How do they know? Or how do they 'know'? Yeah, those darned 'pro-death' forces do seem to love 'bandying' snappy phrases like 'liquefied cortex' around. They DO seem to love it! They DO seem..! They....I....it's...!
Ackk! Torture me no more! Tear up the floorboards! Behold the beating of the hideous heart!
The pull-the-tube people say, "She must hate being brain-damaged." Well, yes, she must. (This line of argument presumes she is to some degree or in some way thinking or experiencing emotions.)
Strawman Peggy! Cover-all-bases Peggy!
Who wouldn't feel extreme sadness at being extremely disabled? I'd weep every day, wouldn't you?
Terri Schiavo's brain damage denied her even the dignity of weeping.
But consider your life. Are there not facets of it, or facts of it, that make you feel extremely sad, pained, frustrated, angry?
We have arrived at the crux of the 'piece', and we can't avoid an unpleasant truth: this is about Peggy and her ilk, not Terri Schiavo. This is not 'respect for life' but fear of death.
But you're still glad you're alive, aren't you? Me too. No one enjoys a deathbed. Very few want to leave.
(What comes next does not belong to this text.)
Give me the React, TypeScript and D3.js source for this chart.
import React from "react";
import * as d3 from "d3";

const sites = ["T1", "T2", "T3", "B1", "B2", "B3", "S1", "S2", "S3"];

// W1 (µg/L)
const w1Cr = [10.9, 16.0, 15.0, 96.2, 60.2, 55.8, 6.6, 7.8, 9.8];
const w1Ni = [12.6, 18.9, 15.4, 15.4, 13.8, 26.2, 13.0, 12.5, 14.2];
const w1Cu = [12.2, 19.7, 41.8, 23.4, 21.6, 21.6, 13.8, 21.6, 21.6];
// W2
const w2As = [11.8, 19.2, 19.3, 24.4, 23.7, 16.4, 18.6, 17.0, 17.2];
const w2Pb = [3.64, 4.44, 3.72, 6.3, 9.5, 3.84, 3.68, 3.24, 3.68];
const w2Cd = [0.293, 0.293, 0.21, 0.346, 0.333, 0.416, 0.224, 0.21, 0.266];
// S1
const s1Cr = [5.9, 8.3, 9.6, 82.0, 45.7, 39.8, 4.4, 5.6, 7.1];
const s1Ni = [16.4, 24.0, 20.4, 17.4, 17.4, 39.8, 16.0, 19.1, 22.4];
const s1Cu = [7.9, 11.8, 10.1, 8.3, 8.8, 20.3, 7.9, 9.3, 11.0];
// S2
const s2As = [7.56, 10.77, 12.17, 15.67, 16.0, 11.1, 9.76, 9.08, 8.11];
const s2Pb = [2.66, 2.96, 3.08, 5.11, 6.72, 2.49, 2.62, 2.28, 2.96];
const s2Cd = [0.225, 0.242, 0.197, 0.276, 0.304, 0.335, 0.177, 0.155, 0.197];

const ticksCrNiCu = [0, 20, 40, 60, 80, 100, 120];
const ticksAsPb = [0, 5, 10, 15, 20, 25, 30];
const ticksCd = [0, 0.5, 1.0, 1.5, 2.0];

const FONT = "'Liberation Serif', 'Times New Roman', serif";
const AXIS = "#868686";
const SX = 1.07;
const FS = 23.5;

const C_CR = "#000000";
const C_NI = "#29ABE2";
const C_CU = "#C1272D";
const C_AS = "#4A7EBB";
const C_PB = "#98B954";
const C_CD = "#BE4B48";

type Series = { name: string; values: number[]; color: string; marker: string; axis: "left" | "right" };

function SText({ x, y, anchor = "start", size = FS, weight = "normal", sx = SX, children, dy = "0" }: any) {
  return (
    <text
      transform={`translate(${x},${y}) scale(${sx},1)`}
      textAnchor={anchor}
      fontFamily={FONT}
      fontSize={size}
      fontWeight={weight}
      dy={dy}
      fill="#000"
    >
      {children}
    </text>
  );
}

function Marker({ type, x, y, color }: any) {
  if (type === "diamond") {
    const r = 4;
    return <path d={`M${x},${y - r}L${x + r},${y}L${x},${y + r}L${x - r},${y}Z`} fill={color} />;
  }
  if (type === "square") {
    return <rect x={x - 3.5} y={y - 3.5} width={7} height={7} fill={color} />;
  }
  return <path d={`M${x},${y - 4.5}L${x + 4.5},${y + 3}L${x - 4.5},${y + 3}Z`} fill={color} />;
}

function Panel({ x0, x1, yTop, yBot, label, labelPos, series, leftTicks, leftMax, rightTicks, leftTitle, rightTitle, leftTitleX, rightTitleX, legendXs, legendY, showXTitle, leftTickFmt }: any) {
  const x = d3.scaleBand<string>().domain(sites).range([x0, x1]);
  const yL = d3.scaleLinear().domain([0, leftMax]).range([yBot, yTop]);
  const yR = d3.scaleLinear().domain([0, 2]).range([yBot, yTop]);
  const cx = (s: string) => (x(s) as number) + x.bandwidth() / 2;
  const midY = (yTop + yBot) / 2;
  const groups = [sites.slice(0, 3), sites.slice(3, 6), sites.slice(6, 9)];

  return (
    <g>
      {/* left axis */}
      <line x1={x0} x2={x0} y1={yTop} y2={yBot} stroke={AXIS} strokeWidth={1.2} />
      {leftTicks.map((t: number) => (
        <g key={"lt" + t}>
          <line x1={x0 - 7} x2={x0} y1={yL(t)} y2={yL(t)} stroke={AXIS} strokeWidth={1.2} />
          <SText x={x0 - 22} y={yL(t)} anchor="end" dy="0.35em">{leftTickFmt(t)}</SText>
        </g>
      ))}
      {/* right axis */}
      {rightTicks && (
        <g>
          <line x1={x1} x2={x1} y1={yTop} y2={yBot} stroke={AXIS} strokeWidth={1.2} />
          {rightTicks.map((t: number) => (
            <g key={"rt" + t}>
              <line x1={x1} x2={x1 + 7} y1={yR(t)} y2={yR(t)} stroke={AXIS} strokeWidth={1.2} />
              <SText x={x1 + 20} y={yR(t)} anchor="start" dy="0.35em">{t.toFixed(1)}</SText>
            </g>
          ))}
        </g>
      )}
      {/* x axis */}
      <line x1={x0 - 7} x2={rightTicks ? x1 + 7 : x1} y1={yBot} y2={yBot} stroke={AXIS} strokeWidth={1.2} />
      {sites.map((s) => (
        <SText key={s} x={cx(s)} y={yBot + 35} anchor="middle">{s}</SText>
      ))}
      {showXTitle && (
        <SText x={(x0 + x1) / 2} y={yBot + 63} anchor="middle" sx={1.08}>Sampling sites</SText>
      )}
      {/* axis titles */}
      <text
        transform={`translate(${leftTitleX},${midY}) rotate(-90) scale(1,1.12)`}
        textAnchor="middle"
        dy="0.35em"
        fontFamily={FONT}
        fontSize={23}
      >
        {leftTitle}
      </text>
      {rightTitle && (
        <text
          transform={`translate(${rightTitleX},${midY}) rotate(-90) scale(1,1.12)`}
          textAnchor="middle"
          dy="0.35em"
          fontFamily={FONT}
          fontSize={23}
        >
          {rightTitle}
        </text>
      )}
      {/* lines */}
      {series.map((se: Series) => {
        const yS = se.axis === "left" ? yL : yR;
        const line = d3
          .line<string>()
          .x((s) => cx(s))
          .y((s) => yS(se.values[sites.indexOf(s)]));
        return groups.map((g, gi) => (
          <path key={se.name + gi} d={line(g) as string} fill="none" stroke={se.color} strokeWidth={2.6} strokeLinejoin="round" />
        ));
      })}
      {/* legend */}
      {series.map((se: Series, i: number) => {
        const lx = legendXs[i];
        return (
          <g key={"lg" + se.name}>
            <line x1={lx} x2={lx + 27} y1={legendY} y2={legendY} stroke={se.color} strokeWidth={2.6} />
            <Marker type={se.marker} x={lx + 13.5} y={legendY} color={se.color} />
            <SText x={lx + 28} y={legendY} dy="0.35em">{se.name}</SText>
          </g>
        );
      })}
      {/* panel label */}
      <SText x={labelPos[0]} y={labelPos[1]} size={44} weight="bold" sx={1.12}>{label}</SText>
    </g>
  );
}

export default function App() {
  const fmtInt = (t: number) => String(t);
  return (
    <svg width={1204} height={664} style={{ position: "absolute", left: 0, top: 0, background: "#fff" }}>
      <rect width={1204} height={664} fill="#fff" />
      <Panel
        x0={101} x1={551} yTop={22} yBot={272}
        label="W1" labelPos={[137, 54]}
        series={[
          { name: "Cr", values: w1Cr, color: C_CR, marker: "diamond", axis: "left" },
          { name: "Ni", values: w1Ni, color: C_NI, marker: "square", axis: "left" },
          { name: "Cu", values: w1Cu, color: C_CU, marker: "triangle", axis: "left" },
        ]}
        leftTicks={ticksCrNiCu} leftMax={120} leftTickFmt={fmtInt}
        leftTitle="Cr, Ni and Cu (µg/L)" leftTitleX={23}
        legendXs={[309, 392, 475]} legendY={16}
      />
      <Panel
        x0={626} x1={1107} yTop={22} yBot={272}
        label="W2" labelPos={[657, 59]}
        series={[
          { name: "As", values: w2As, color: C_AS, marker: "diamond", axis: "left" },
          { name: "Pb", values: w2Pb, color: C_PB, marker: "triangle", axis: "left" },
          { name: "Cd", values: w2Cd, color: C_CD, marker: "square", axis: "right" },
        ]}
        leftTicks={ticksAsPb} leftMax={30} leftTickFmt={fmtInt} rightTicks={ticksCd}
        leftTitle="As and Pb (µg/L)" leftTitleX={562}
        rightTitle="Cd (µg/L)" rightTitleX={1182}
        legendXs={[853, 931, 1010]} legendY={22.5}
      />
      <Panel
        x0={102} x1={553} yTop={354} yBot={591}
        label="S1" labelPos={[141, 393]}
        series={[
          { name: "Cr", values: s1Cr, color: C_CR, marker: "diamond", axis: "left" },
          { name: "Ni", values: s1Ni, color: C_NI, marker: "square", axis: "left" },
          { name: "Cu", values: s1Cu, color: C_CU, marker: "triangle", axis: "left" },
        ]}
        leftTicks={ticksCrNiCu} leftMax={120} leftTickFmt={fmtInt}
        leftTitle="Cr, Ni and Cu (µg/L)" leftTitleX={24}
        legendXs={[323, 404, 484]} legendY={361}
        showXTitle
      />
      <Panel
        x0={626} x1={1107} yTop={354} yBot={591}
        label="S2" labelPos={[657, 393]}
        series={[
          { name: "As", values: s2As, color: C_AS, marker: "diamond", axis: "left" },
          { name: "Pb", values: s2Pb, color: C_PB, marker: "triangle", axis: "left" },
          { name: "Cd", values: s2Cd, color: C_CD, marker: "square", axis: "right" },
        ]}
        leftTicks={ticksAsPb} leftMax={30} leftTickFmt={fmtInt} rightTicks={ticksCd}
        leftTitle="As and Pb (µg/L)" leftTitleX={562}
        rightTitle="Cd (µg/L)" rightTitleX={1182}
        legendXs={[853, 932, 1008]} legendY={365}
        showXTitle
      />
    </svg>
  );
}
Consider your life, dear reader...the facts and the facets of it. The windmills and the highways and the byways of your mind. The Times of your life. Wouldn't it make you extremely sad if something icky happened to you, or even just something unpleasant - especially when you're still pretty hot for your age? Wouldn't that make you feel sad? Pained? Frustrated? But you'd want to still live, wouldn't you? Me too.
...why do those who argue for Mrs. Schiavo's death employ language and imagery that is so violent and aggressive?
Speaking of violence and aggression, Peggy goes on to compare what she calls the 'pro-death' forces to the Nazis, etc., calling them 'red-fanged and ravenous' (I'm not kidding).
And finally, since Peggy is definitive on all this, her piece wouldn't be complete without a word about those who - sadly for them - are 'still learning'; a word about.....wait for it.......the children:
And those who are still learning--our children--oh, what terrible lessons they're learning.....They're witnessing the Schiavo drama on television and hearing it on radio.
Ah, the 'PMRC Oral Sex At Gunpoint' phenomenon. Again. Yes, the children have indeed learned lots of terrible lessons from some of their pathetic parents in the past several years. All the humiliating National Porno you can eat, year after year. If people like Peggy took their cultural responsibility to their children and grandchildren seriously, they wouldn't project their own hysteria onto the entire country. (Not to mention the fact that it's all stultifyingly boring - no small sin.) This is solipsism writ grotesquely large. I guess when you've been 'washed' of all sense of shame and humility, when it's Morning Again in your soul, you need have no qualms...
Winning One For the Home Team
I part ways here with some 'moderates' from my side of the aisle, who feel that we should've been 'sympathetic' to the other side in this argument - and I mean the political other side, not Mrs. Schiavo's parents. The blowhards, the politicians, the charlatans, and the goofballs in FL, used Terri Schiavo as a human spittoon, a cypher, a psychic dildo. It's telling that most didn't even bother tolearn her name correctly ('She-avo' not 'SHY-vo'). They didn't give a shit about her, personally. Not one bit. The ugly truth is: if this woman hadn't really been in a persistent vegetative state, the whole circus would've been impossible. The 'forces of life' people needed her to actually be in the state they denied she was in. If she had been able to communicate, respond, etc., the whole thing wouldn't have 'worked'.
Feeling sick yet?
So! Are we as a nation content to, as it were, kick the dog when we really want to yell at our boss? Are we really facing our mixed feelings about abortion and euthenasia, and our fear of eugenics (and of science), when we seize on and demonize this poor Schiavo guy, and fetish his poor wife? It's called 'dysfunction' for a reason, folks - dis-function. The license to be spoiled , ignorant and credulous is a cherished American entitlement - Ronald Reagan (with the signal help of Noonan) effectively made it the law of the land two decades ago. Messing with that entitlement is the real 'third rail' of politics at the moment. But can we really afford it anymore? It is a terrible luxury - absurdly expensive. I see some 'hard choices' on the horizon. We going to have to deliberately step on that third rail at some point, and end it all. Only illusions will die.
I admit to being 'red-fanged', rhetorically, about this. I hope this whole awful 'in love with death' episode backlashes horribly on these ghouls, these American death-cultists, and the attendant profiteers. Unlike DeLay, Frist and Bush, my aim is not narrowly partisan; I'd just like to see a win for the 'home team', AKA homo-sapiens. I hope this is some kind of a watershed event. (Even though Terri is dead now, let's keep seeing those 2 clips of her face over and over on tv for another week or two. Since the damage is already done, since her inherent, basic human dignity - which was all she had left - was already pissed-on and sold out before she died, why not?) Institutional obsession with death, fear of our own learning and intelligence, religious superstition, solipsism - these things are literally a mortal danger to us all in the long run. Life itself IS the point.